Harold Perkin characterised the late eighteenth and early nineteenth century as a ‘one-class society’.[7] Only the aristocratic elite could, he maintained, be seen as a ‘class’. This view of a unitary capitalist ruling class certainly did not exist by 1830. Karl Marx viewed the British ruling class as an ‘antiquated compromise’ in which, while the aristocracy ‘ruled officially’; the bourgeoisie ruled ‘over all the various spheres of civil society in reality’. [8] The aristocracy, that Marx thought had ‘signed its own death warrant’ as a result of the Crimean War (1853-1856), proved to be much more resilient in maintaining a strong presence in the Cabinet, Parliament and the Civil Service.

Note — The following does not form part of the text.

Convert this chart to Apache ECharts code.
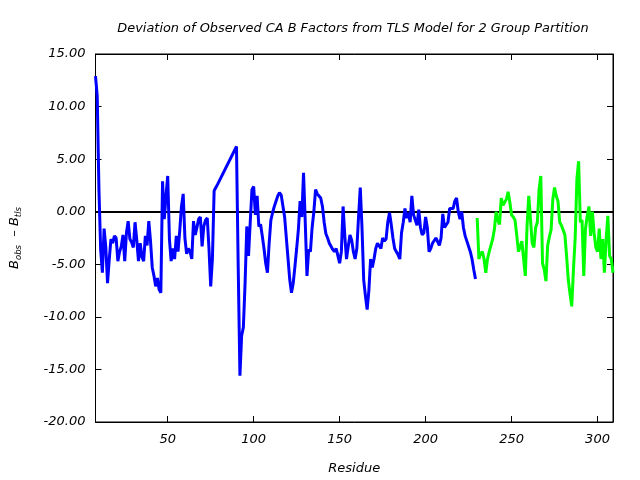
<!DOCTYPE html>
<html>
<head>
<meta charset="utf-8">
<script src="https://cdn.jsdelivr.net/npm/echarts@6/dist/echarts.min.js"></script>
<style>html,body{margin:0;padding:0;background:#fff}#c{width:640px;height:480px}</style>
</head>
<body>
<div id="c"></div>
<script>
// ---- data ----
var blueResidues = [];
for (var i = 8; i <= 79; i++) blueResidues.push(i);
for (var j = 90; j <= 229; j++) blueResidues.push(j);
var blueValues = [
 12.9, 11.0, 2.1, -3.6, -5.8, -1.6, -3.4, -6.8, -4.5, -2.6,
 -3.0, -2.3, -2.5, -4.7, -3.8, -3.3, -2.2, -4.7, -2.0, -0.9,
 -2.6, -2.9, -3.4, -1.0, -2.7, -4.7, -3.0, -4.3, -4.7, -2.3,
 -3.2, -0.9, -2.8, -5.3, -6.1, -7.1, -6.3, -7.4, -7.7, 2.9,
 -0.7, 1.5, 3.4, -2.6, -4.7, -3.5, -4.5, -2.3, -3.8, -1.8,
 0.5, 1.7, -2.5, -4.0, -3.5, -3.8, -4.5, -0.9, -2.2, -1.5,
 -0.7, -0.5, -3.3, -1.4, -0.8, -0.6, -3.5, -7.1, -4.5, 2.0,
 2.3, 2.6,
 6.2, -5.2, -15.6, -11.8, -11.0, -6.8, -1.4, -4.2, -1.0, 2.1,
 2.4, -0.3, 1.5, -1.4, -1.2, -2.3, -3.5, -4.9, -5.8, -3.0,
 -0.8, -0.1, 0.5, 1.0, 1.5, 1.8, 1.6, 1.5, -0.5, -2.5,
 -4.5, -6.5, -7.7, -6.8, -5.2, -3.5, -1.7, 1.0, -0.5, 3.7,
 -1.0, -6.1, -3.6, -3.8, -1.5, 0.0, 2.1, 1.7, 1.5, 1.3,
 0.5, -1.0, -2.1, -2.5, -3.0, -3.0, -3.6, -3.8, -3.5, -4.2,
 -4.9, -3.8, 0.5, -2.3, -4.5, -3.3, -2.2, -2.7, -3.8, -4.5,
 -3.5, -0.5, 2.3, -1.5, -6.5, -8.0, -9.3, -7.5, -4.5, -5.3,
 -4.5, -3.5, -3.0, -3.0, -3.5, -2.5, -2.8, -2.6, -1.0, -0.1,
 -1.2, -2.5, -3.5, -3.8, -4.1, -4.5, -2.0, -1.0, 0.3, -0.6,
 -0.1, -1.0, 1.5, -0.3, -0.8, -1.3, 0.2, -1.5, -2.2, -2.0,
 -0.5, -1.5, -3.8, -3.5, -3.0, -3.0, -2.5, -2.4, -3.2, -2.5,
 -0.2, -1.5, -1.5, -1.0, 0.3, 0.2, 0.3, 1.0, 1.3, 0.0,
 -0.7, 0.0, -1.5, -2.3, -2.8, -2.7, -3.8, -4.5, -5.5, -6.4
];
var greenResidues = [];
for (var k = 230; k <= 309; k++) greenResidues.push(k);
var greenValues = [
 -0.6, -4.5, -4.0, -3.8, -4.5, -5.8, -4.5, -3.8, -3.2, -2.6,
 -1.7, 0.0, -0.8, -1.2, 1.3, 0.6, 0.5, 1.2, 1.9, 0.9,
 -0.3, -0.5, -0.8, -2.2, -3.8, -3.3, -2.8, -4.5, -6.1, -1.4,
 1.5, -0.7, -3.0, -3.4, -1.5, -1.0, 2.1, 3.4, -4.9, -5.5,
 -6.6, -3.2, -2.4, -1.7, 1.2, 2.3, 1.5, 1.0, -1.0, -1.3,
 -1.2, -2.2, -4.2, -6.5, -7.8, -9.0, -5.5, -2.5, 3.1, 4.8,
 -1.0, -0.8, -6.1, -1.6, -0.4, 0.5, -2.3, 0.0, -2.0, -3.4,
 -3.8, -1.6, -4.5, -2.6, -5.8, -2.6, -0.4, -4.2, -4.5, -5.8
];
var xTickLabels = [50, 100, 150, 200, 250, 300];
var xMin = 8, xMax = 309;
var yMin = -20, yMax = 15, yStep = 5;
var titleText = 'Deviation of Observed CA B Factors from TLS Model for 2 Group Partition';

function pairs(xs, ys) { var out = []; for (var i = 0; i < xs.length; i++) out.push([xs[i], ys[i]]); return out; }

// split-line colours: only the line at y = 0 is drawn
var splitColors = [];
for (var v = yMin; v <= yMax; v += yStep) splitColors.push(v === 0 ? '#000000' : 'rgba(0,0,0,0)');

var FONT = 'DejaVu Sans';
var chart = echarts.init(document.getElementById('c'));
chart.setOption({
  animation: false,
  title: {
    text: titleText, left: 348, top: 17, textAlign: 'center',
    textStyle: {fontFamily: FONT, fontStyle: 'italic', fontWeight: 'normal', fontSize: 12.9, color: '#000'}
  },
  grid: {left: 95, right: 27, top: 54, bottom: 58, show: true, borderColor: '#000', borderWidth: 1},
  xAxis: [
    {
      type: 'value', min: xMin, max: xMax, position: 'bottom',
      axisLine: {show: true, onZero: false, lineStyle: {color: '#000', width: 1}},
      axisTick: {show: true, inside: true, length: 6, lineStyle: {color: '#000', width: 1}},
      splitLine: {show: false},
      name: 'Residue', nameLocation: 'middle', nameGap: 40,
      nameTextStyle: {fontFamily: FONT, fontStyle: 'italic', fontSize: 13, color: '#000'},
      axisLabel: {margin: 11, fontFamily: FONT, fontStyle: 'italic', fontSize: 13, color: '#000',
        formatter: function (v) { return xTickLabels.indexOf(v) >= 0 ? String(v) : ''; }}
    },
    {
      type: 'value', min: xMin, max: xMax, position: 'top',
      axisLine: {show: true, onZero: false, lineStyle: {color: '#000', width: 1}},
      axisTick: {show: true, inside: true, length: 6, lineStyle: {color: '#000', width: 1}},
      splitLine: {show: false}, axisLabel: {show: false}
    }
  ],
  yAxis: [
    {
      type: 'value', min: yMin, max: yMax, interval: yStep, position: 'left',
      axisLine: {show: true, onZero: false, lineStyle: {color: '#000', width: 1}},
      axisTick: {show: true, inside: true, length: 6, lineStyle: {color: '#000', width: 1}},
      splitLine: {show: true, lineStyle: {color: splitColors, width: 2, type: 'solid'}},
      name: '{b|B}{s|obs}{b|  \u2013 B}{s|tls}', nameLocation: 'middle', nameGap: 72,
      nameTextStyle: {color: '#000', rich: {
        b: {fontFamily: FONT, fontStyle: 'italic', fontSize: 13, lineHeight: 18, color: '#000'},
        s: {fontFamily: FONT, fontStyle: 'italic', fontSize: 8.5, lineHeight: 18, verticalAlign: 'bottom', padding: [6, 0, 0, 0], color: '#000'}
      }},
      axisLabel: {margin: 10, fontFamily: FONT, fontStyle: 'italic', fontSize: 13, color: '#000',
        formatter: function (v) { return v.toFixed(2); }}
    },
    {
      type: 'value', min: yMin, max: yMax, interval: yStep, position: 'right',
      axisLine: {show: true, onZero: false, lineStyle: {color: '#000', width: 1}},
      axisTick: {show: true, inside: true, length: 6, lineStyle: {color: '#000', width: 1}},
      splitLine: {show: false}, axisLabel: {show: false}
    }
  ],
  series: [
    {
      type: 'line', name: 'group1', xAxisIndex: 0, yAxisIndex: 0,
      data: pairs(blueResidues, blueValues), symbol: 'none',
      lineStyle: {color: '#0000ff', width: 3}
    },
    {
      type: 'line', name: 'group2', xAxisIndex: 0, yAxisIndex: 0,
      data: pairs(greenResidues, greenValues), symbol: 'none',
      lineStyle: {color: '#00ff00', width: 3}
    }
  ]
});
</script>
</body>
</html>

The proprietary fortunes and power of the large landowners remained virtually intact until the end of the century and the relatively amicable inter-penetration of aristocratic landowners and wealthy industrialists remains one of the striking features of British society in the latter half of the century.


[1] Ibid, Perkin, H., The Origins of Modern English Society 1780-1880, pp. 183-196 discusses this issue.

[2] Ibid, Harrison, J.F.C., The Early Victorians 1832-1851, p. 123.

[3] See, for example, Pollock, Linda A., ‘Living on the stage of the world: the concept of privacy among the elite of early modern England’, in ibid, Wilson, Adrian, (ed.), Rethinking social history : English society, 1570-1920 and its interpretation, pp. 78-96, Meldrum, Tim, ‘Domestic service, privacy and the 18th century metropolitan household’, Urban History, Vol. 26, (1999), pp. 27-39 and Taylor, William M., ‘Visualising comfort: aspect, prospect, and controlling privacy in The Gentleman’s House (1864)’, in Taylor, William M., (ed.), The geography of law: landscape, identity and regulation, (Hart Publishing), 2006, pp. 65-83.

[4] Pollard, Sidney, ‘The genesis of the managerial profession: the experience of the Industrial Revolution in Great Britain’, Studies in Romanticism, Vol. 4, (1965), pp. 57-80.

[5] This was evident in agriculture after 1870: Hunt, E. H. and Pam, S.J., ‘Managerial failure in late Victorian Britain?: land use and English agriculture’, Economic History Review, 2nd ser., Vol. 54, (2001), pp. 240-266 and ‘Responding to agricultural depression, 1873-96: managerial success, entrepreneurial failure?’, Agricultural History Review, Vol. 50, (2002), pp. 225-252.

[6] Alborn, Timothy L., Conceiving companies: joint-stock politics in Victorian England, (Routledge), 1998, Taylor, James, Creating capitalism: joint-stock enterprise in British politics and culture, 1800-1870, (Boydell), 2006 and Johnson, Paul, Making the Market: Victorian Origins of Corporate Capitalism, (Cambridge University Press), 2010.

[7] Ibid, Perkin, H., The Origins of Modern English Society 1780-1880, pp. 36-38.

[8] Marx, Karl, ‘The Crisis in England and the British Constitution’, in Marx, K. and Engels, F., On Britain, (Moscow State Publishing House), 1953, pp. 410-411.